● **Your goal**
Leave out the pictures, and write out exactly the lines from the beginning of the material to the line holding "const ciText = (d, lo, hi)", that line included, and nothing else.

● **Raw data**
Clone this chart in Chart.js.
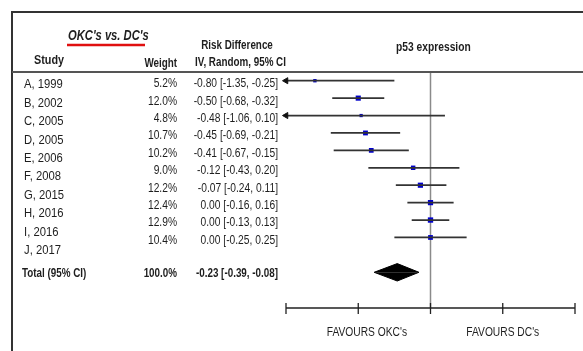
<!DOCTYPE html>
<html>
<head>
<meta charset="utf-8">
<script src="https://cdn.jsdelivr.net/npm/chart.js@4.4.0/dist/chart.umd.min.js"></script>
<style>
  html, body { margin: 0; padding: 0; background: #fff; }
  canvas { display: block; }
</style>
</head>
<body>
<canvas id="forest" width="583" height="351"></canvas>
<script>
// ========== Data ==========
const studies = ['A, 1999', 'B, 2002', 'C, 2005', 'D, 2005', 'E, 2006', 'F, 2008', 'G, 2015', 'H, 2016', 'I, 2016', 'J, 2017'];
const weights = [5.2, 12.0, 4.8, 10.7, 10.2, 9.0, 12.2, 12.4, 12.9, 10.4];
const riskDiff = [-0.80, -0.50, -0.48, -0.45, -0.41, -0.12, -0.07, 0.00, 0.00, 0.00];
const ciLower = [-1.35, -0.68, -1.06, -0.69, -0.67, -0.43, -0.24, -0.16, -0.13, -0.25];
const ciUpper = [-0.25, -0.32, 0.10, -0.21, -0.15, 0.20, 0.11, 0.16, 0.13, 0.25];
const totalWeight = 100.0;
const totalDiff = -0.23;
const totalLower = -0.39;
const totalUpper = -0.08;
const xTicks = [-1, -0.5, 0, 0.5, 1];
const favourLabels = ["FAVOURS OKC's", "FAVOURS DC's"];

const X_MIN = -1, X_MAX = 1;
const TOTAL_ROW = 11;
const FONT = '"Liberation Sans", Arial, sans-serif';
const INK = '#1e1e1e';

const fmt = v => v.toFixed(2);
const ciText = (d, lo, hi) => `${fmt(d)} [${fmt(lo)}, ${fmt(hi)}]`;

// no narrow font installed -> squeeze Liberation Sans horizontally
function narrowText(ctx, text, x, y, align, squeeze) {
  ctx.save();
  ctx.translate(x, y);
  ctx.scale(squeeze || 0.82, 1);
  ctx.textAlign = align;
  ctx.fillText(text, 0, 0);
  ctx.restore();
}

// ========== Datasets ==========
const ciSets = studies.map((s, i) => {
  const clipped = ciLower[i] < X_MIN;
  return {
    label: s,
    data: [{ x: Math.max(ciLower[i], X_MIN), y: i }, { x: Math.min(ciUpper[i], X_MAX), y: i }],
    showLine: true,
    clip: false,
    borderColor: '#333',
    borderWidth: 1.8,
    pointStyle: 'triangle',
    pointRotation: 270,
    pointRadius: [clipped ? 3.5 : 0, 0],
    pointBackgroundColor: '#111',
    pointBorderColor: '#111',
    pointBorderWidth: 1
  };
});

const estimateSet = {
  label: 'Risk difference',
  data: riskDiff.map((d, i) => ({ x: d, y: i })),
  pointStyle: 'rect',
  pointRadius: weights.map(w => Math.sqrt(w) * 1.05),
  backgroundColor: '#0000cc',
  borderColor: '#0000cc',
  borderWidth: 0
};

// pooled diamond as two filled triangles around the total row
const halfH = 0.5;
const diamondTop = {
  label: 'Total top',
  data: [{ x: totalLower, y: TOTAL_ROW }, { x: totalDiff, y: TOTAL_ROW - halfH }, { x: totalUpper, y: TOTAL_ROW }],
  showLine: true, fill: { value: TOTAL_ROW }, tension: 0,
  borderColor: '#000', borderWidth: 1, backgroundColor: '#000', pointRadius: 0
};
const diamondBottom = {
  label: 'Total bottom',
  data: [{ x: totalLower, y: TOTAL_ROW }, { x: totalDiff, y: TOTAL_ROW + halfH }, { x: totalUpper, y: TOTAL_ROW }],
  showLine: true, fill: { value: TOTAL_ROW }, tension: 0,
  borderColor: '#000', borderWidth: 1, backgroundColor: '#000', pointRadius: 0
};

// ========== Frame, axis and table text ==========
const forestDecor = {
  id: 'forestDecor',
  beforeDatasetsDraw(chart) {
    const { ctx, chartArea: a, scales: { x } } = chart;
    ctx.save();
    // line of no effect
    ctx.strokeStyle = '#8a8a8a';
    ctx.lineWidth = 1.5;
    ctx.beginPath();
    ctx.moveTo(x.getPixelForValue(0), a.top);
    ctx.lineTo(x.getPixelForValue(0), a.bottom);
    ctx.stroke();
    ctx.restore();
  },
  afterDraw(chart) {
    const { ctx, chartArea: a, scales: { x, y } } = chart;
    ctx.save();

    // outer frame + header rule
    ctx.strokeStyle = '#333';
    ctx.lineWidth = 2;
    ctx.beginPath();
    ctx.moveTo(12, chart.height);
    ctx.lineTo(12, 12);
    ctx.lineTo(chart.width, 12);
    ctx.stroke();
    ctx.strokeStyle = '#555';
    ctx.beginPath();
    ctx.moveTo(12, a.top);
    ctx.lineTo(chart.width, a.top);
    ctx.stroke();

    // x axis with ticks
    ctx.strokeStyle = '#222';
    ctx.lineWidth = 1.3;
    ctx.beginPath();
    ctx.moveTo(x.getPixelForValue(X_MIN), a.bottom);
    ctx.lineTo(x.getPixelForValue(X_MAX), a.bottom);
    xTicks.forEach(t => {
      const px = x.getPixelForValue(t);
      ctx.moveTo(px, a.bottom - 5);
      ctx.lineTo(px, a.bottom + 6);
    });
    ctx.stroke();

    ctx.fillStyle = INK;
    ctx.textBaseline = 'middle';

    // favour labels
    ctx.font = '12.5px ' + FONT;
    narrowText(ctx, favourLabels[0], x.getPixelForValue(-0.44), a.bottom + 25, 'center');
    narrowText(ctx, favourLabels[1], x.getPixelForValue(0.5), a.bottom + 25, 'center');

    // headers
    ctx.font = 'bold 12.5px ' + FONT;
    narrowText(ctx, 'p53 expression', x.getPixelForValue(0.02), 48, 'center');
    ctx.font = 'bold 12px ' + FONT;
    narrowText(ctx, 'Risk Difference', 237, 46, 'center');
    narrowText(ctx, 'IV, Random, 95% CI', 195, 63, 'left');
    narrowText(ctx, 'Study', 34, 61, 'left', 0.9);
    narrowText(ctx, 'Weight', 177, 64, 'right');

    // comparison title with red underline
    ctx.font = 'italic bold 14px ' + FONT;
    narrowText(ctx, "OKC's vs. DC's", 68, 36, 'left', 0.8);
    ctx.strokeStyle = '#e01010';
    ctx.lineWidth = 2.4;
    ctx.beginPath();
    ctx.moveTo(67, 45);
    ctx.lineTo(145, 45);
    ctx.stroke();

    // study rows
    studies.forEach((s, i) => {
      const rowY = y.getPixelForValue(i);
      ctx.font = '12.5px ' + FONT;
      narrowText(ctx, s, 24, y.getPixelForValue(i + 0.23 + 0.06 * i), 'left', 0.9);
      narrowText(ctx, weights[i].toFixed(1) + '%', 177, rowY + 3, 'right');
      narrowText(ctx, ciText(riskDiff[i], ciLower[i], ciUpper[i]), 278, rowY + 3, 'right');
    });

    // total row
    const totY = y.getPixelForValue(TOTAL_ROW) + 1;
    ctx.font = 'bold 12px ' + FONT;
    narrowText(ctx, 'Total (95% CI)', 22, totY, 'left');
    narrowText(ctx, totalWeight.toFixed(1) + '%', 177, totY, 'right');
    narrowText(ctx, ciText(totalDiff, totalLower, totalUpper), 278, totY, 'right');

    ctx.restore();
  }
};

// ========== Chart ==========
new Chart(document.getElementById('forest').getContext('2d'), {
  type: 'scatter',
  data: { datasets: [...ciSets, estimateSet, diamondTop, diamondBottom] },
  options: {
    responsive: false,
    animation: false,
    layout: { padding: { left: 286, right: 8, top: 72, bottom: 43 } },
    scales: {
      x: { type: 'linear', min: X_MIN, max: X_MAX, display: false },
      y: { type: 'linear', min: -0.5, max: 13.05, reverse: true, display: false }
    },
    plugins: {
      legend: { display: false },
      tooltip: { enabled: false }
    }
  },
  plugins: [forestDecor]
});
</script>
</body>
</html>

● **Exercise answer**
Clone this chart in Chart.js.
<!DOCTYPE html>
<html>
<head>
<meta charset="utf-8">
<script src="https://cdn.jsdelivr.net/npm/chart.js@4.4.0/dist/chart.umd.min.js"></script>
<style>
  html, body { margin: 0; padding: 0; background: #fff; }
  canvas { display: block; }
</style>
</head>
<body>
<canvas id="forest" width="583" height="351"></canvas>
<script>
// ========== Data ==========
const studies = ['A, 1999', 'B, 2002', 'C, 2005', 'D, 2005', 'E, 2006', 'F, 2008', 'G, 2015', 'H, 2016', 'I, 2016', 'J, 2017'];
const weights = [5.2, 12.0, 4.8, 10.7, 10.2, 9.0, 12.2, 12.4, 12.9, 10.4];
const riskDiff = [-0.80, -0.50, -0.48, -0.45, -0.41, -0.12, -0.07, 0.00, 0.00, 0.00];
const ciLower = [-1.35, -0.68, -1.06, -0.69, -0.67, -0.43, -0.24, -0.16, -0.13, -0.25];
const ciUpper = [-0.25, -0.32, 0.10, -0.21, -0.15, 0.20, 0.11, 0.16, 0.13, 0.25];
const totalWeight = 100.0;
const totalDiff = -0.23;
const totalLower = -0.39;
const totalUpper = -0.08;
const xTicks = [-1, -0.5, 0, 0.5, 1];
const favourLabels = ["FAVOURS OKC's", "FAVOURS DC's"];

const X_MIN = -1, X_MAX = 1;
const TOTAL_ROW = 11;
const FONT = '"Liberation Sans", Arial, sans-serif';
const INK = '#1e1e1e';

const fmt = v => v.toFixed(2);
const ciText = (d, lo, hi) => `${fmt(d)} [${fmt(lo)}, ${fmt(hi)}]`;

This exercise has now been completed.